Notes And Requirements For Parlor Size

Center Herringbone Parlor

  • Cows take up a lot of space in the parlor.
  • Cows are at a 30° to 45° angle to the milker, allowing more options for equipment used.
  • The long pit is less labor efficient because of increased walking time.
  • The distance between the edge of the pit and the wall is between 5'3" to 6'6".
  • The pit can be as narrow as 3 feet wide.

Side-Opening (Tandem) Parlor

  • Cows are at 85° to 90° angle to the pit.
  • The cows are at centers of 2'2", 2'3", or 2'4".
  • The pit is shorter, so the operator doesn't have to walk as far.
  • The distance between the edge of the pit and the wall is about 8 feet.

Parallel Parlor

  • Similar to the herringbone parlor, but the cows stand with their backs to the pit.
  • The square footage of a parallel parlor ranges from 1890 to 5300 square feet.
  • Operators can only access the udder from behind.

Rotary Parlor

  • Requires more space.
  • The rotary milker can accommodate 40 to 100 milking units, depending on size.
  • One operator can handle many units at a time.
  • Less walking for the operator.
  • Impossible to expand the system once it is in place.
  • The milking parlor shed would need to be about 80' x 80' for a 60-unit system.
  • The square footage of rotary parlors ranges from 3025 to 9216 square feet.
  • Additional space will be required for the dairy, washroom, plant room, and office.

Robotic/Automated Milking Systems (AMS)

  •  A single stall that can operate up to 22 hours a day.
  • One robot can milk up to 70 cows in a day.
  • The cows volunteer for milking by going from the paddock to the AMS of their own accord.
  • Most of the operator's work becomes cow and data management instead of physical milking or setting up.
  • Only requires a little space.
  • More economical for smaller herd sizes

Table 1: Different types of milking parlors and their size requirements

How Big Should A Milking Parlor Be For Goats Or Sheep?

Milking parlors for goats and sheep are similarly designed to those for cows.

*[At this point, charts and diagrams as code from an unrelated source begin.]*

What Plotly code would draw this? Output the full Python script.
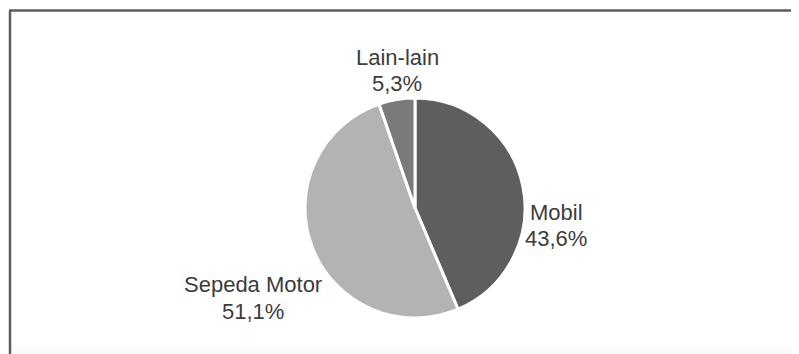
import plotly.graph_objects as go

labels = ["Mobil", "Sepeda Motor", "Lain-lain"]
values = [43.6, 51.1, 5.3]
colors = ["#5e5e5e", "#b3b3b3", "#7a7a7a"]

W, H = 799, 354
OFF = 8  # page body margin in the browser


def px(x):
    return (x - OFF) / W


def py(y):
    return 1 - (y - OFF) / H


cx, cy, r = 415, 208, 110

fig = go.Figure(go.Pie(
    labels=labels,
    values=values,
    textinfo="none",
    sort=False,
    direction="clockwise",
    rotation=0,
    marker=dict(colors=colors, line=dict(color="white", width=3)),
    showlegend=False,
    domain=dict(x=[px(cx - 200), px(cx + 200)], y=[py(cy + r), py(cy - r)]),
    hoverinfo="skip",
))

# label anchor points (screen px): name line centre, value line centre
label_pos = {
    "Lain-lain": (397, 57, 83),
    "Mobil": (556, 212, 238),
    "Sepeda Motor": (253, 284, 311),
}

font = dict(family="Liberation Sans, Arial, sans-serif", size=22, color="#3c3c3c")
annotations = []
for lab, val in zip(labels, values):
    x, y1, y2 = label_pos[lab]
    annotations.append(dict(text=lab, x=px(x), y=py(y1), xref="paper", yref="paper",
                            xanchor="center", yanchor="middle", showarrow=False, font=font))
    annotations.append(dict(text=f"{val:.1f}%".replace(".", ","), x=px(x), y=py(y2),
                            xref="paper", yref="paper", xanchor="center", yanchor="middle",
                            showarrow=False, font=font))

fig.update_layout(
    width=W, height=H, autosize=False,
    margin=dict(l=0, r=0, t=0, b=0, pad=0, autoexpand=False),
    paper_bgcolor="white",
    plot_bgcolor="white",
    annotations=annotations,
    shapes=[
        dict(type="rect", xref="paper", yref="paper", x0=px(11), x1=1.05, y0=-0.05, y1=py(346),
             line=dict(width=0), fillcolor="#fafafa", layer="below"),
        dict(type="line", xref="paper", yref="paper",
             x0=px(9), x1=1.05, y0=py(10.5), y1=py(10.5),
             line=dict(color="#5c5c5c", width=2.5)),
        dict(type="line", xref="paper", yref="paper",
             x0=px(10), x1=px(10), y0=-0.05, y1=py(10.5),
             line=dict(color="#5c5c5c", width=2.5)),
    ],
)

fig.write_html("out.html")
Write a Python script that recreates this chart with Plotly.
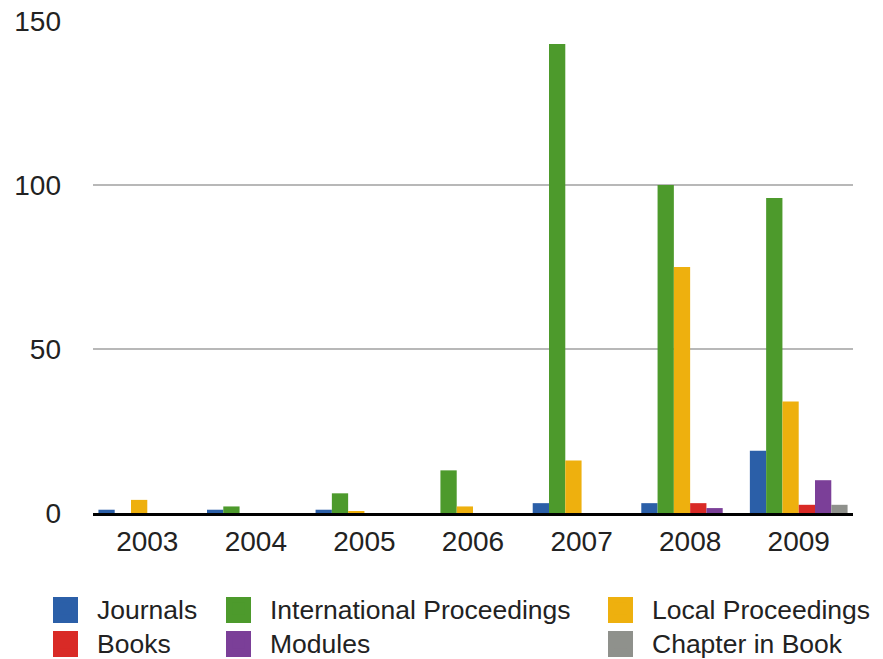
import plotly.graph_objects as go

years = ["2003", "2004", "2005", "2006", "2007", "2008", "2009"]
journals = [1, 1, 1, 0, 3, 3, 19]
international = [0, 2, 6, 13, 143, 100, 96]
local = [4, 0, 0.5, 2, 16, 75, 34]
books = [0, 0, 0, 0, 0, 3, 2.5]
modules = [0, 0, 0, 0, 0, 1.5, 10]
chapter = [0, 0, 0, 0, 0, 0, 2.5]

series_names = ["Journals", "International Proceedings", "Local Proceedings",
                "Books", "Modules", "Chapter in Book"]
series_values = [journals, international, local, books, modules, chapter]
series_colors = ["#2b5fa8", "#4d9a2c", "#eeb00e", "#d92a26", "#7b3f98", "#8f918c"]

FONT = "Liberation Sans, Arial, Helvetica, sans-serif"

# plot area: x 93..853 px, y 21..513 px
def px_x(px):
    return (px - 93) / 760

def px_y(py):
    return (513 - py) / 492

ITEMW = 53
col_left = [34, 207, 589]   # legend left edges in px
row_centers = [610, 644]    # legend row text centres in px
TOP_OFFSET = 25

fig = go.Figure()
legend_layout = {}
for i, (name, vals, color) in enumerate(zip(series_names, series_values, series_colors)):
    lid = "legend" if i == 0 else f"legend{i + 1}"
    fig.add_trace(go.Bar(x=years, y=vals, name=name, marker_color=color,
                         marker_line_width=0, legend=lid, showlegend=True))
    col, row = i % 3, i // 3
    legend_layout[lid] = dict(
        orientation="v", xref="paper", yref="paper",
        xanchor="left", yanchor="top", itemwidth=ITEMW,
        x=px_x(col_left[col]), y=px_y(row_centers[row] - TOP_OFFSET),
        font=dict(family=FONT, size=26.5, color="#222"),
        bgcolor="rgba(0,0,0,0)", itemclick=False)
    # enlarge legend swatch (drawn beneath the legend's own swatch)
    cx = col_left[col] + ITEMW / 2 + 5
    cy = row_centers[row]
    fig.add_shape(type="rect", xref="paper", yref="paper",
                  x0=px_x(cx - 12.5), x1=px_x(cx + 12.5),
                  y0=px_y(cy + 13), y1=px_y(cy - 13),
                  fillcolor=color, line_width=0, layer="above")

fig.update_layout(
    width=883, height=659,
    showlegend=True,
    margin=dict(l=93, r=30, t=21, b=146, autoexpand=False),
    plot_bgcolor="white", paper_bgcolor="white",
    font=dict(family=FONT, size=28, color="#222"),
    barmode="group", bargap=0.1, bargroupgap=0,
    xaxis=dict(showline=True, linecolor="black", linewidth=3, showgrid=False,
               ticks="", ticklabelstandoff=1, tickfont=dict(size=28)),
    yaxis=dict(range=[0, 150], tickvals=[0, 50, 100, 150], showgrid=True,
               gridcolor="#b8b8b8", gridwidth=1.5, zeroline=False,
               ticks="", ticklabelstandoff=31, tickfont=dict(size=28)),
    **legend_layout,
)

fig.write_html("out.html")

However, because these dairy animals are smaller, the scale of the milking stations will be smaller. The milking parlor size for goats and sheep will depend on the size of the herd or flock and how frequently they need to be milked in a day.

When deciding on what type of milking parlor to build, the producer should consider the following:

  • The size of the animals,
  • Whether they are polled or not, and
  • The size and position of the udders.

For example, the platform on which the animals stand should be high enough to prevent the operator from bending too much to reach the udders [6].

The minimum dimensions for a milking station for goats are as follows [7]:

  • Height of barriers for goats to pass under: 27.5 to 36.6 inches
  • Width of passages: 10.2 to 15.7 inches
  • Distance of feed barrier to rump rail: 27.1 to 38.1 inches
  • Widths of feeder gaps: 4.7 to 6.3 inches

How Big Is A Portable Milking Parlor?

Portable milking parlors are convenient for cows and small ruminants scattered over a large area. They can be hitched to a tractor, taken to pastures, and used in the field. Larger portable milking parlors for cows can accommodate up to 12 cows at a time. Pasture-based milking parlors for small ruminants can accommodate up to 24 goats or sheep.


The size of milking parlors should be based on herd size and the size and shape of the ruminants being milked. It is preferable to make a milking parlor bigger than your current needs in anticipation of herd growth. Bigger milking parlors allow you to milk more animals simultaneously, reducing their time in the parlor. Additionally, each animal should have enough space to minimize stress levels.